In the Spring of 2017, my friend took her own life in the garden of my family home. 

The event itself of course bled with sorrow and screamed of the deep-rooted despair and desperation that must have accompanied the life that lead to her final moments.

But also one of the most profound realisations after the suicide was just how far-reaching and overwhelming its effects are, not just on the immediate victim, but on those whom they leave behind; when a person kills themselves, it is not just that one person who dies.

I speak only from my personal experience, but having been one of the people who found and tried to revive her, I know that for a time I lost all hope: I experienced a complete crisis of confidence in people; became engulfed by terror, depression, instability, and loneliness; and ultimately, I lost the ability to see the beauty in anything - an outlook of indomitable optimism from which I had felt able to draw upon my whole life.

I wanted her to know that even if she had thought she and her hidden illness were a burden on those around her, and that people would be better off without her, that she wasn’t. We aren’t. That she was and is still, so loved.

We know from increased talk and knowledge surrounding mental health, that in the moment in which somebody succeeds in ending their life, that it is the illness which usurps rationality and makes that fatal decision - not the person in which that illness is housed. But again, from experience, I know that if there is anything at all that can stop a person from doing it, then it is the fear and the knowledge of what that act might do to the people they love - to the people who love them back.

So, thinking in this way, I am putting together a body of work that speaks to just that love. That reminds people of it. That reminds people before they reach that most helpless and desolate point, that they are worthwhile and that their life is worth saving - that there are people who want to help them save themselves - even if they do not remember or cannot feel that safety right now. That they must seek those people out or be supported by them.

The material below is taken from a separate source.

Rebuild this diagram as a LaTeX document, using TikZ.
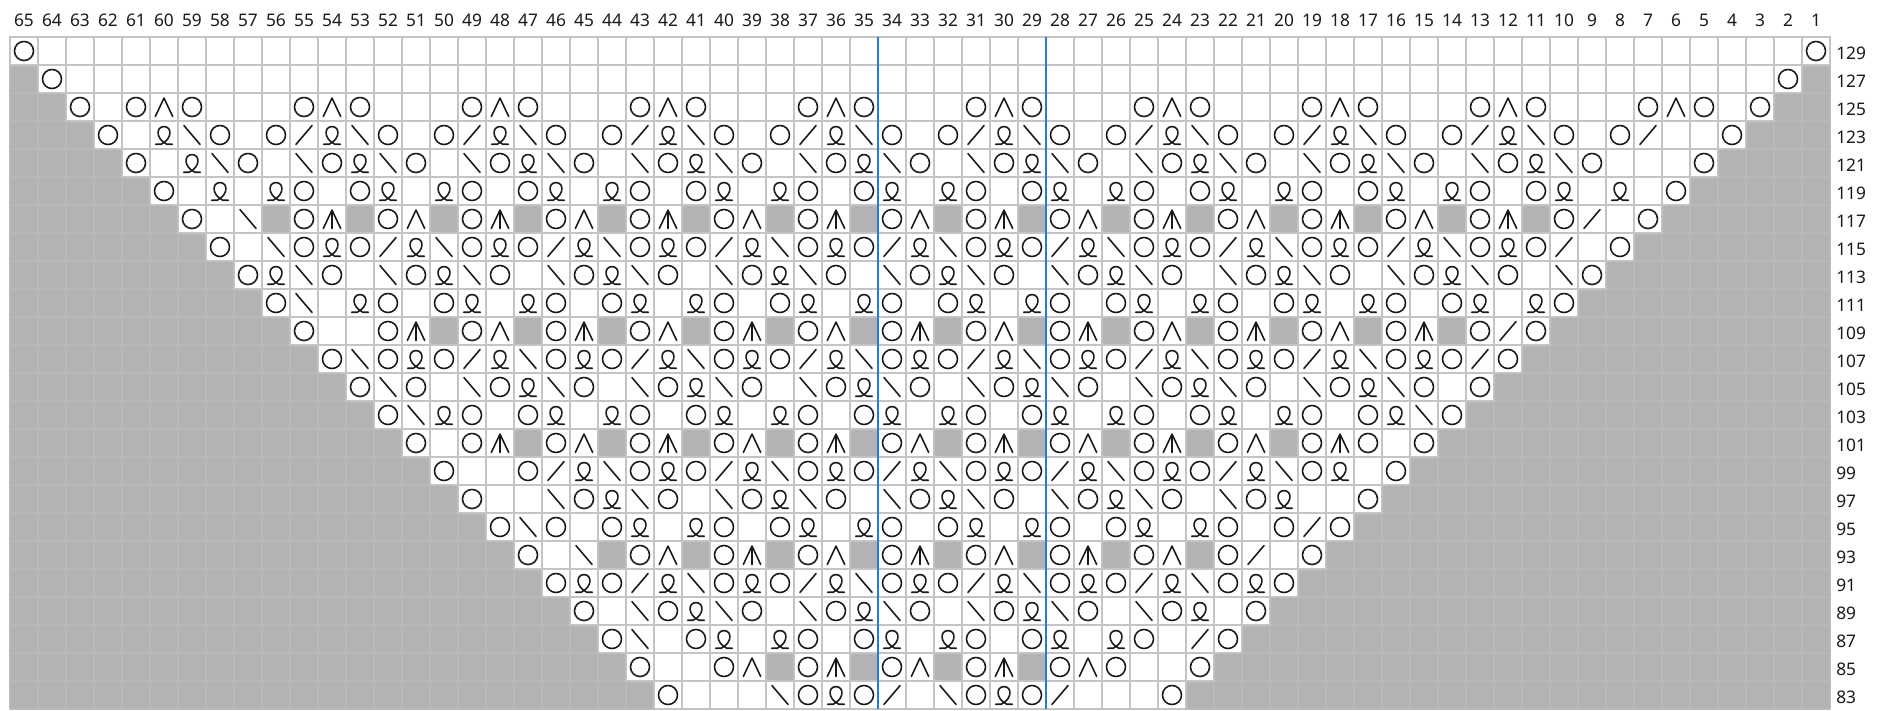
\documentclass[tikz,border=0pt]{standalone}
\usepackage{fontspec}
\setmainfont{Noto Sans}
\usepackage{xcolor}
\definecolor{chartGray}{HTML}{B3B3B3}
\definecolor{shadeLine}{HTML}{B9B9B9}
\definecolor{gridGray}{HTML}{C4C4C4}
\definecolor{repBlue}{HTML}{1F7FD6}
\definecolor{inkBlack}{HTML}{1A1A1A}
% one chart row: #1 = row index from the top, #2 = stitches from its first white cell
\newcommand{\chartrow}[2]{%
  \foreach \s [count=\i from 0] in {#2}
    {\pic at (#1+\i+0.5,-#1-0.5) {st-\s};}}

\begin{document}
\begin{tikzpicture}[x=0.5cm,y=0.5cm]
  \tikzset{
    sym/.style={draw=inkBlack,line width=0.8pt,line cap=round,line join=round},
    cell/.style={draw=gridGray,fill=white,line width=0.75pt},
    collabel/.style={font=\fontsize{8.8}{10}\selectfont,text=inkBlack,inner sep=0pt},
    rowlabel/.style={font=\fontsize{8.8}{10}\selectfont,text=inkBlack,inner sep=0pt,anchor=west},
    st-k/.pic={},
    st-g/.pic={\fill[chartGray] (-0.474,-0.474) rectangle (0.474,0.474);},
    st-o/.pic={\draw[sym] (0,0) circle (0.34);},
    st-a/.pic={\draw[sym] (-0.31,-0.34) -- (0,0.32) -- (0.31,-0.34);},
    st-m/.pic={\draw[sym] (-0.31,-0.34) -- (0,0.32) -- (0.31,-0.34) (0,0.32) -- (0,-0.34);},
    st-b/.pic={\draw[sym] (-0.29,0.34) -- (0.29,-0.34);},
    st-f/.pic={\draw[sym] (-0.29,-0.34) -- (0.29,0.34);},
    st-q/.pic={\draw[sym] (-0.3,-0.33) -- (-0.1,-0.33) .. controls (0.32,-0.12) and (0.28,0.3) .. (0,0.3)
      .. controls (-0.28,0.3) and (-0.32,-0.12) .. (0.1,-0.33) -- (0.3,-0.33);}
  }
  \useasboundingbox (-0.357,-24.071) rectangle (67.25,1.321);
  \fill[white] (-0.357,-24.071) rectangle (67.25,1.321);

  \fill[chartGray] (0,0) rectangle (65,-24);
  \foreach \x in {0,...,65}
    {\draw[shadeLine,line width=0.75pt] (\x,0) -- (\x,-24);}
  \foreach \y in {0,...,24}
    {\draw[shadeLine,line width=0.75pt] (0,-\y) -- (65,-\y);}
  \foreach \r in {0,...,23}
    {\foreach \x in {\r,...,\numexpr64-\r\relax}
      {\draw[cell] (\x,-\r) rectangle ++(1,-1);}}

  \chartrow{0}{o, k,k,k,k,k,k,k,k,k,k, k,k,k,k,k,k,k,k,k,k, k,k,k,k,k,k,k,k,k,k,
    k,k,k,k,k,k,k,k,k,k, k,k,k,k,k,k,k,k,k,k, k,k,k,k,k,k,k,k,k,k, k,k,k, o}
  \chartrow{1}{o, k,k,k,k,k,k,k,k,k,k, k,k,k,k,k,k,k,k,k,k, k,k,k,k,k,k,k,k,k,k,
    k,k,k,k,k,k,k,k,k,k, k,k,k,k,k,k,k,k,k,k, k,k,k,k,k,k,k,k,k,k, k, o}
  \chartrow{2}{o,k, o,a,o,k,k,k, o,a,o,k,k,k, o,a,o,k,k,k, o,a,o,k,k,k, o,a,o,k,k,k,
    o,a,o,k,k,k, o,a,o,k,k,k, o,a,o,k,k,k, o,a,o,k,k,k, o,a,o,k,o}
  \chartrow{3}{o,k,q,b,o,k, o,f,q,b,o,k, o,f,q,b,o,k, o,f,q,b,o,k, o,f,q,b,o,k,
    o,f,q,b,o,k, o,f,q,b,o,k, o,f,q,b,o,k, o,f,q,b,o,k, o,f,k,k,o}
  \chartrow{4}{o,k,q,b,o,k, b,o,q,b,o,k, b,o,q,b,o,k, b,o,q,b,o,k, b,o,q,b,o,k,
    b,o,q,b,o,k, b,o,q,b,o,k, b,o,q,b,o,k, b,o,q,b,o,k, k,k,o}
  \chartrow{5}{o,k,q,k, q,o,k,o,q,k, q,o,k,o,q,k, q,o,k,o,q,k, q,o,k,o,q,k,
    q,o,k,o,q,k, q,o,k,o,q,k, q,o,k,o,q,k, q,o,k,o,q,k, q,k,o}
  \chartrow{6}{o,k,b,g, o,m,g,o,a,g, o,m,g,o,a,g, o,m,g,o,a,g, o,m,g,o,a,g,
    o,m,g,o,a,g, o,m,g,o,a,g, o,m,g,o,a,g, o,m,g,o,f,k,o}
  \chartrow{7}{o,k,b, o,q,o,f,q,b, o,q,o,f,q,b, o,q,o,f,q,b, o,q,o,f,q,b,
    o,q,o,f,q,b, o,q,o,f,q,b, o,q,o,f,q,b, o,q,o,f,k,o}
  \chartrow{8}{o,q,b,o,k, b,o,q,b,o,k, b,o,q,b,o,k, b,o,q,b,o,k, b,o,q,b,o,k,
    b,o,q,b,o,k, b,o,q,b,o,k, b,o,q,b,o,k, b,o}
  \chartrow{9}{o,b,k, q,o,k,o,q,k, q,o,k,o,q,k, q,o,k,o,q,k, q,o,k,o,q,k,
    q,o,k,o,q,k, q,o,k,o,q,k, q,o,k,o,q,k, q,o}
  \chartrow{10}{o,k,k, o,m,g,o,a,g, o,m,g,o,a,g, o,m,g,o,a,g, o,m,g,o,a,g,
    o,m,g,o,a,g, o,m,g,o,a,g, o,m,g,o,f,o}
  \chartrow{11}{o,b, o,q,o,f,q,b, o,q,o,f,q,b, o,q,o,f,q,b, o,q,o,f,q,b,
    o,q,o,f,q,b, o,q,o,f,q,b, o,q,o,f,o}
  \chartrow{12}{o,b,o,k, b,o,q,b,o,k, b,o,q,b,o,k, b,o,q,b,o,k, b,o,q,b,o,k,
    b,o,q,b,o,k, b,o,q,b,o,k, o}
  \chartrow{13}{o,b,q,o,k, o,q,k,q,o,k, o,q,k,q,o,k, o,q,k,q,o,k, o,q,k,q,o,k,
    o,q,k,q,o,k, o,q,b,o}
  \chartrow{14}{o,k, o,m,g,o,a,g, o,m,g,o,a,g, o,m,g,o,a,g, o,m,g,o,a,g,
    o,m,g,o,a,g, o,m,o,k,o}
  \chartrow{15}{o,k,k, o,f,q,b,o,q, o,f,q,b,o,q, o,f,q,b,o,q, o,f,q,b,o,q,
    o,f,q,b,o,q, k,o}
  \chartrow{16}{o,k,k, b,o,q,b,o,k, b,o,q,b,o,k, b,o,q,b,o,k, b,o,q,b,o,k,
    b,o,q,k,k,o}
  \chartrow{17}{o,b,o,k, o,q,k,q,o,k, o,q,k,q,o,k, o,q,k,q,o,k, o,q,k,q,o,k, o,f,o}
  \chartrow{18}{o,k,b,g, o,a,g,o,m,g, o,a,g,o,m,g, o,a,g,o,m,g, o,a,g,o,f,k,o}
  \chartrow{19}{o,q,o,f,q,b, o,q,o,f,q,b, o,q,o,f,q,b, o,q,o,f,q,b, o,q,o}
  \chartrow{20}{o,k, b,o,q,b,o,k, b,o,q,b,o,k, b,o,q,b,o,k, b,o,q,k,o}
  \chartrow{21}{o,b,k, o,q,k,q,o,k, o,q,k,q,o,k, o,q,k,q,o,k, f,o}
  \chartrow{22}{o,k,k, o,a,g,o,m,g, o,a,g,o,m,g, o,a,o,k,k,o}
  \chartrow{23}{o,k,k,k,b,o,q,o,f,k,b,o,q,o,f,k,k,k,o}

  \draw[repBlue,line width=1.3pt] (31,0) -- (31,-24);
  \draw[repBlue,line width=1.3pt] (37,0) -- (37,-24);

  \foreach \c in {1,...,65}
    {\node[collabel] (col\c) at (65.5-\c,0.607) {\c};}
  \foreach \n [count=\r from 0] in {129,127,...,83}
    {\node[rowlabel] (row\n) at (65.21,-\r-0.57) {\n};}
\end{tikzpicture}
\end{document}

A reminder that comes in the everyday relationships that we have, but so often do not recognise the significance of, whilst we still have time.

To help me to do this, I am asking contributors for two things, together:

1.     a screenshot of the last message you sent to and received from somebody you love (whether that be via text, WhatsApp, DM, messenger - whatever);

2.     and the message that you would send to that person, if you knew it was going to be the last message they ever received from you. It doesn’t have to be in the sense of ‘if someone were about to die’ (Heaven forbid); though of course it can be, I’m not necessarily asking for anything heavy. It’s just something that you’d always want them to know, something that’s a reminder of the significance of your relationship.

In short, I’m asking for letters of care and letters of hope: the embrace of each other that the sunshine in our world depends on.

"It will take time to feel warm again, but in time now and always, we must embrace those we love with every fibre of our being - and in that embrace we will find your sunshine again and we will live it."